Cash-Strapped VA Debates Withholding Treatment From Some Vets

The slippery slope of health-care rationing, fueled by a gaping budget shortfall, is now an issue at the Veterans' Administration. 

Last year, long waits and allegedly fraudulent practices that misrepresented the number of vets actually served in VA hospitals prompted calls for a top-down reform of the federal agency.

But a year later, as those same hospitals scramble to facilitate a surge in demand for medical services, we learn that a looming budget crisis and rising costs for an expensive Hepatitis C treatment, has  prompted administrators to consider rationing the treatment, which doesn't only alleviate symptoms of the disease, but can actually cure it. The New York Times provided this update:

One year after outrage about long waiting lists for health care shook the Department of Veterans Affairs, the agency is facing a new crisis: The number of veterans on waiting lists of one month or more is now 50 percent higher than it was during the height of last year’s problems, department officials say. The department is also facing a nearly $3 billion budget shortfall, which could affect care for many veterans.

UVA administrators have pressed Congress to address the budget shortfall. Meanwhile, the Times reports, the federal agency has quietly initiated a debate on one partial solution to the spike in treatment costs:

"A proposal to address a shortage of funds for one drug — a new, more effective but more costly Hepatitis C treatment — by possibly rationing new treatments among veterans and excluding certain patients who have advanced terminal diseases or suffer from a 'persistent vegetative state or advanced dementia' is stirring bitter debate inside the department."

The Times offered scant details on why such a debate might be "bitter." But a 2014 Washington Post story noted the high price tag for new drugs that treat this disease, and anticipated an intense debate about whether U.S. taxpayers should foot the bill for patients who lack private insurance.

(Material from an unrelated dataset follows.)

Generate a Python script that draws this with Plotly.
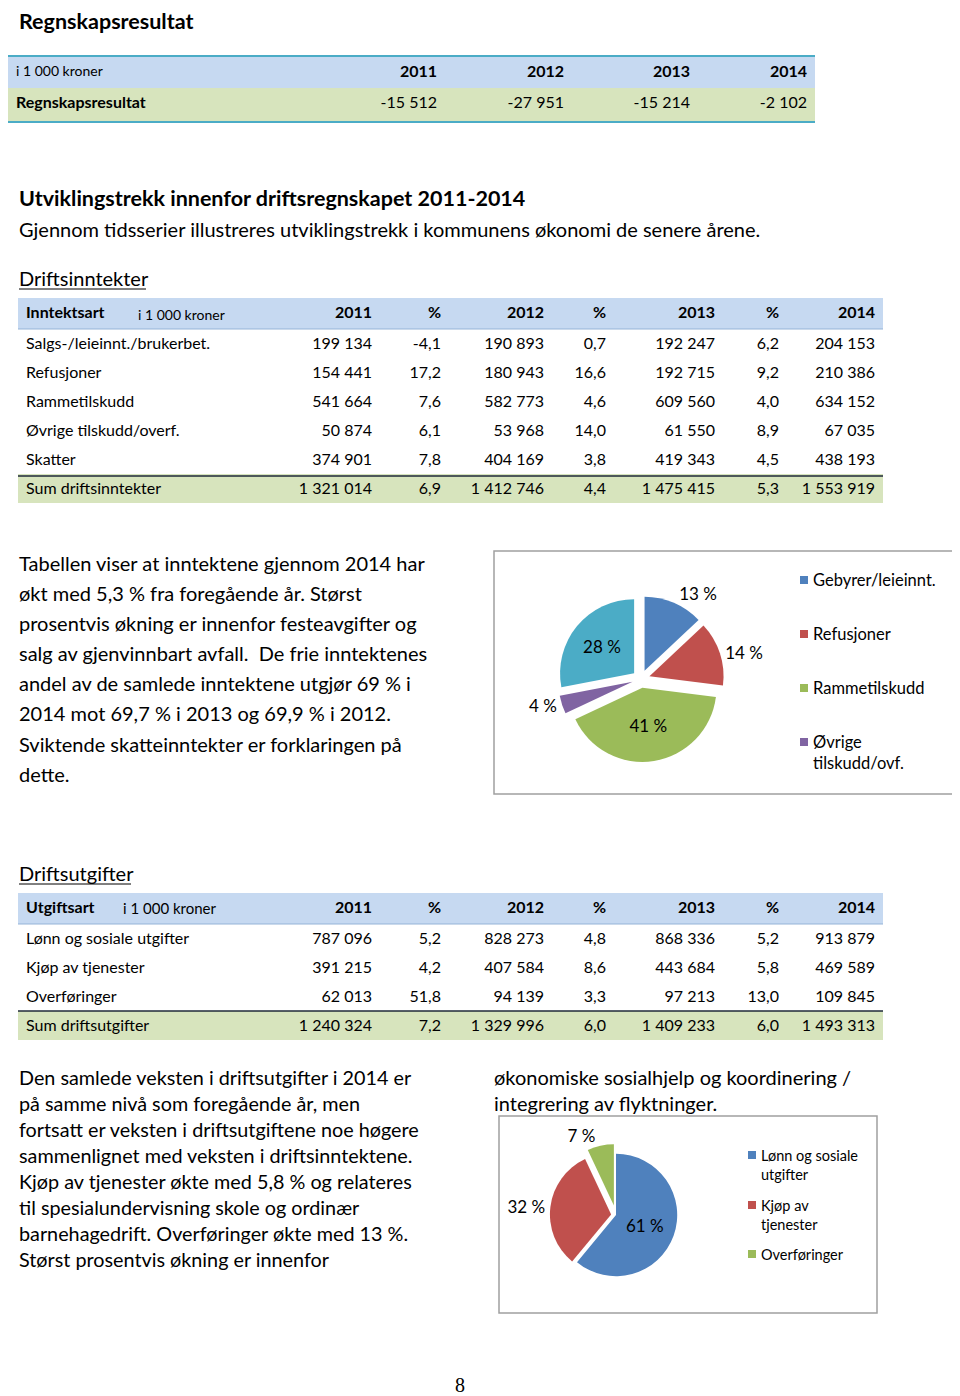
import plotly.graph_objects as go

# page body has an 8px margin: figure is sized/offset so content lands on reference pixels
OFF = 8
W, H = 960 - OFF, 1396 - OFF
FONT = "Lato"
BLUE_HDR = "#c6d9f1"
GREEN_ROW = "#d7e4bd"

# ---------------- data ----------------
res_years = ["2011", "2012", "2013", "2014"]
res_values = [-15512, -27951, -15214, -2102]

inc_labels = ["Salgs-/leieinnt./brukerbet.", "Refusjoner", "Rammetilskudd",
              "Øvrige tilskudd/overf.", "Skatter", "Sum driftsinntekter"]
inc_2011 = [199134, 154441, 541664, 50874, 374901, 1321014]
inc_p12 = [-4.1, 17.2, 7.6, 6.1, 7.8, 6.9]
inc_2012 = [190893, 180943, 582773, 53968, 404169, 1412746]
inc_p13 = [0.7, 16.6, 4.6, 14.0, 3.8, 4.4]
inc_2013 = [192247, 192715, 609560, 61550, 419343, 1475415]
inc_p14 = [6.2, 9.2, 4.0, 8.9, 4.5, 5.3]
inc_2014 = [204153, 210386, 634152, 67035, 438193, 1553919]

exp_labels = ["Lønn og sosiale utgifter", "Kjøp av tjenester", "Overføringer",
              "Sum driftsutgifter"]
exp_2011 = [787096, 391215, 62013, 1240324]
exp_p12 = [5.2, 4.2, 51.8, 7.2]
exp_2012 = [828273, 407584, 94139, 1329996]
exp_p13 = [4.8, 8.6, 3.3, 6.0]
exp_2013 = [868336, 443684, 97213, 1409233]
exp_p14 = [5.2, 5.8, 13.0, 6.0]
exp_2014 = [913879, 469589, 109845, 1493313]

pie1_labels = ["Gebyrer/leieinnt.", "Refusjoner", "Rammetilskudd",
               "Øvrige tilskudd/ovf.", "Skatter"]
pie1_share = [13, 14, 41, 4, 28]
pie1_colors = ["#4f81bd", "#c0504d", "#9bbb59", "#8064a2", "#4bacc6"]

pie2_labels = ["Lønn og sosiale utgifter", "Kjøp av tjenester", "Overføringer"]
pie2_share = [61, 32, 7]
pie2_colors = ["#4f81bd", "#c0504d", "#9bbb59"]


# ---------------- helpers ----------------
def px(x):
    return (x - OFF) / W


def py(y):
    return 1 - (y - OFF) / H


def dpx(x):
    return min(1.0, max(0.0, px(x)))


def dpy(y):
    return min(1.0, max(0.0, py(y)))


def fnum(v):
    return f"{v:,}".replace(",", " ")


def fpct(v):
    return f"{v:.1f}".replace(".", ",")


annotations = []
shapes = []


def txt(x, y, s, size=19, anchor="left", family=FONT, color="black", yanchor="middle"):
    annotations.append(dict(x=px(x), y=py(y), xref="paper", yref="paper", text=s,
                            showarrow=False, xanchor=anchor, yanchor=yanchor,
                            font=dict(size=size, color=color, family=family)))


def hline(x0, x1, y, color, width):
    shapes.append(dict(type="line", xref="paper", yref="paper", x0=px(x0), x1=px(x1),
                       y0=py(y), y1=py(y), line=dict(color=color, width=width)))


def rect(x0, y0, x1, y1, line_color=None, fill=None, width=1, layer="above"):
    shapes.append(dict(type="rect", xref="paper", yref="paper", x0=px(x0), x1=px(x1),
                       y0=py(y1), y1=py(y0), layer=layer,
                       line=dict(color=line_color or "rgba(0,0,0,0)", width=width if line_color else 0),
                       fillcolor=fill or "rgba(0,0,0,0)"))


fig = go.Figure()

# ---------------- table 1: Regnskapsresultat ----------------
fig.add_trace(go.Table(
    domain=dict(x=[dpx(8), dpx(815)], y=[dpy(121), dpy(57)]),
    columnwidth=[307, 130, 127, 126, 117],
    header=dict(values=["i 1 000 kroner"] + res_years,
                fill_color=BLUE_HDR, line=dict(width=0), height=31,
                align=["left", "right", "right", "right", "right"],
                font=dict(family=FONT, size=[14, 16, 16, 16, 16], color="black",
                          weight=["normal", "bold", "bold", "bold", "bold"])),
    cells=dict(values=[["Regnskapsresultat"]] + [[fnum(v)] for v in res_values],
               fill_color=GREEN_ROW, line=dict(width=0), height=33,
               align=["left", "right", "right", "right", "right"],
               font=dict(family=FONT, size=16, color="black",
                         weight=["bold", "normal", "normal", "normal", "normal"])),
))
rect(7, 57, 8, 121, fill=GREEN_ROW, layer="below")
hline(7, 815, 56, "#4bacc6", 2)
hline(7, 815, 122, "#4bacc6", 2)

# ---------------- table 2: Driftsinntekter ----------------
col_w = [252, 110, 69, 103, 62, 109, 64, 96]
aligns = ["left"] + ["right"] * 7
hdr_cols = ["2011", "%", "2012", "%", "2013", "%", "2014"]


def fills(n_rows):
    return [["white"] * (n_rows - 1) + [GREEN_ROW]] * 8


fig.add_trace(go.Table(
    domain=dict(x=[dpx(18), dpx(883)], y=[dpy(504), dpy(298)]),
    columnwidth=col_w,
    header=dict(values=["Inntektsart"] + hdr_cols,
                fill_color=BLUE_HDR, line=dict(width=0), height=31, align=aligns,
                font=dict(family=FONT, size=16, color="black", weight="bold")),
    cells=dict(values=[inc_labels,
                       [fnum(v) for v in inc_2011], [fpct(v) for v in inc_p12],
                       [fnum(v) for v in inc_2012], [fpct(v) for v in inc_p13],
                       [fnum(v) for v in inc_2013], [fpct(v) for v in inc_p14],
                       [fnum(v) for v in inc_2014]],
               fill_color=fills(len(inc_labels)), line=dict(width=0), height=29, align=aligns,
               font=dict(family=FONT, size=16, color="black")),
))
txt(136, 314, "i 1 000 kroner", size=14)
hline(18, 883, 329, "#95b3d7", 1)
hline(18, 883, 476, "#1f2a3a", 1.5)

# ---------------- table 3: Driftsutgifter ----------------
fig.add_trace(go.Table(
    domain=dict(x=[dpx(18), dpx(883)], y=[dpy(1041), dpy(893)]),
    columnwidth=col_w,
    header=dict(values=["Utgiftsart"] + hdr_cols,
                fill_color=BLUE_HDR, line=dict(width=0), height=31, align=aligns,
                font=dict(family=FONT, size=16, color="black", weight="bold")),
    cells=dict(values=[exp_labels,
                       [fnum(v) for v in exp_2011], [fpct(v) for v in exp_p12],
                       [fnum(v) for v in exp_2012], [fpct(v) for v in exp_p13],
                       [fnum(v) for v in exp_2013], [fpct(v) for v in exp_p14],
                       [fnum(v) for v in exp_2014]],
               fill_color=fills(len(exp_labels)), line=dict(width=0), height=29, align=aligns,
               font=dict(family=FONT, size=16, color="black")),
))
txt(121, 908, "i 1 000 kroner", size=15)
hline(18, 883, 924, "#95b3d7", 1)
hline(18, 883, 1011, "#1f2a3a", 1.5)

# ---------------- pie 1: Driftsinntekter 2014 ----------------
fig.add_trace(go.Pie(
    values=pie1_share, labels=pie1_labels, sort=False, direction="clockwise", rotation=0,
    marker=dict(colors=pie1_colors, line=dict(color="white", width=0)),
    pull=[0.12] * 5,
    text=[f"{v} %" for v in pie1_share], textinfo="text",
    textposition=["outside", "outside", "inside", "outside", "inside"],
    textfont=dict(family=FONT, size=17, color="black"),
    insidetextorientation="horizontal",
    domain=dict(x=[dpx(558), dpx(724)], y=[dpy(762), dpy(596)]),
    showlegend=False, hoverinfo="skip",
))
rect(494, 551, 956, 794, line_color="#a0a0a0", width=1.5)
leg1 = [(580, ["Gebyrer/leieinnt."]), (634, ["Refusjoner"]), (688, ["Rammetilskudd"]),
        (742, ["Øvrige", "tilskudd/ovf."])]
for i, (yy, lines) in enumerate(leg1):
    rect(800, yy - 4, 808, yy + 4, fill=pie1_colors[i])
    for j, ln in enumerate(lines):
        txt(811, yy + j * 21, ln, size=16.5)

# ---------------- pie 2: Driftsutgifter 2014 ----------------
fig.add_trace(go.Pie(
    values=pie2_share, labels=pie2_labels, sort=False, direction="clockwise", rotation=0,
    marker=dict(colors=pie2_colors, line=dict(color="white", width=0)),
    pull=[0, 0.08, 0.16],
    text=[f"{v} %" for v in pie2_share], textinfo="text",
    textposition=["inside", "outside", "outside"],
    textfont=dict(family=FONT, size=17, color="black"),
    insidetextorientation="horizontal",
    domain=dict(x=[dpx(545), dpx(687)], y=[dpy(1286), dpy(1144)]),
    showlegend=False, hoverinfo="skip",
))
rect(499, 1116, 877, 1313, line_color="#a0a0a0", width=1.5)
leg2 = [(1155, ["Lønn og sosiale", "utgifter"]), (1205, ["Kjøp av", "tjenester"]),
        (1254, ["Overføringer"])]
for i, (yy, lines) in enumerate(leg2):
    rect(748, yy - 4, 756, yy + 4, fill=pie2_colors[i])
    for j, ln in enumerate(lines):
        txt(759, yy + j * 19, ln, size=14.5)

# ---------------- text ----------------
txt(17, 21, "<b>Regnskapsresultat</b>", size=21.5)
txt(17, 198, "<b>Utviklingstrekk innenfor driftsregnskapet 2011-2014</b>", size=21.5)
txt(17, 229, "Gjennom tidsserier illustreres utviklingstrekk i kommunens økonomi de senere årene.", size=20)
txt(17, 278, "Driftsinntekter", size=20)
hline(19, 146, 289, "black", 1)
txt(17, 873, "Driftsutgifter", size=20)
hline(19, 131, 884, "black", 1)

para1 = ["Tabellen viser at inntektene gjennom 2014 har",
         "økt med 5,3 % fra foregående år. Størst",
         "prosentvis økning er innenfor festeavgifter og",
         "salg av gjenvinnbart avfall.  De frie inntektenes",
         "andel av de samlede inntektene utgjør 69 % i",
         "2014 mot 69,7 % i 2013 og 69,9 % i 2012.",
         "Sviktende skatteinntekter er forklaringen på",
         "dette."]
for i, ln in enumerate(para1):
    txt(17, 563 + i * 30.1, ln, size=20)

para2 = ["Den samlede veksten i driftsutgifter i 2014 er",
         "på samme nivå som foregående år, men",
         "fortsatt er veksten i driftsutgiftene noe høgere",
         "sammenlignet med veksten i driftsinntektene.",
         "Kjøp av tjenester økte med 5,8 % og relateres",
         "til spesialundervisning skole og ordinær",
         "barnehagedrift. Overføringer økte med 13 %.",
         "Størst prosentvis økning er innenfor"]
for i, ln in enumerate(para2):
    txt(17, 1077 + i * 26, ln, size=19.8)

txt(492, 1077, "økonomiske sosialhjelp og koordinering /", size=20)
txt(492, 1103, "integrering av flyktninger.", size=20)

txt(460, 1385, "8", size=20, anchor="center", family="Liberation Serif")

fig.update_layout(width=W, height=H, margin=dict(l=0, r=0, t=0, b=0),
                  paper_bgcolor="white", plot_bgcolor="white",
                  annotations=annotations, shapes=shapes, showlegend=False)

fig.write_html("out.html")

"If all 3 million people estimated to be infected with the virus in the United States were treated with the drugs, at an average cost of $100,000 per person, the amount spent for all prescription drugs in the country would double, from about $300 billion in a year to more than $600 billion," the Post reported.

There may be good medical reasons why physicians won't prescribe this drug for every vet with Hepatitis C. But we also know that a proposal to withhold treatment from a class of vulnerable patients has alarmed some VA personnel, and we, too, should be concerned.

We need to keep a close watch on this debate, not only to carefully evaluate the arguments used to justify a denial of treatment, but also to discourage any future attempts to cut costs by excluding patients who can't advocate for themselves.

Last year, when news of healthcare rationing at the VA first came to light, a column in the Daily Caller argued that such rationing was an inevitable feature of any single-payer system that excluded choices.

"The VA is but a smaller version of the sort of government-run, single-payer health care with which the political left is so enamored," contended Elizabeth Foley, a Florida law professor. "When government has a monopoly on the provision of health care, patients lose. They lose because they cannot escape. They have no viable alternative choice."

Point taken. But that does not let U.S. lawmakers on both sides of the aisle off the hook.They should finish the job of reforming the VA, and secure adequate funding for medical services our veterans need and deserve.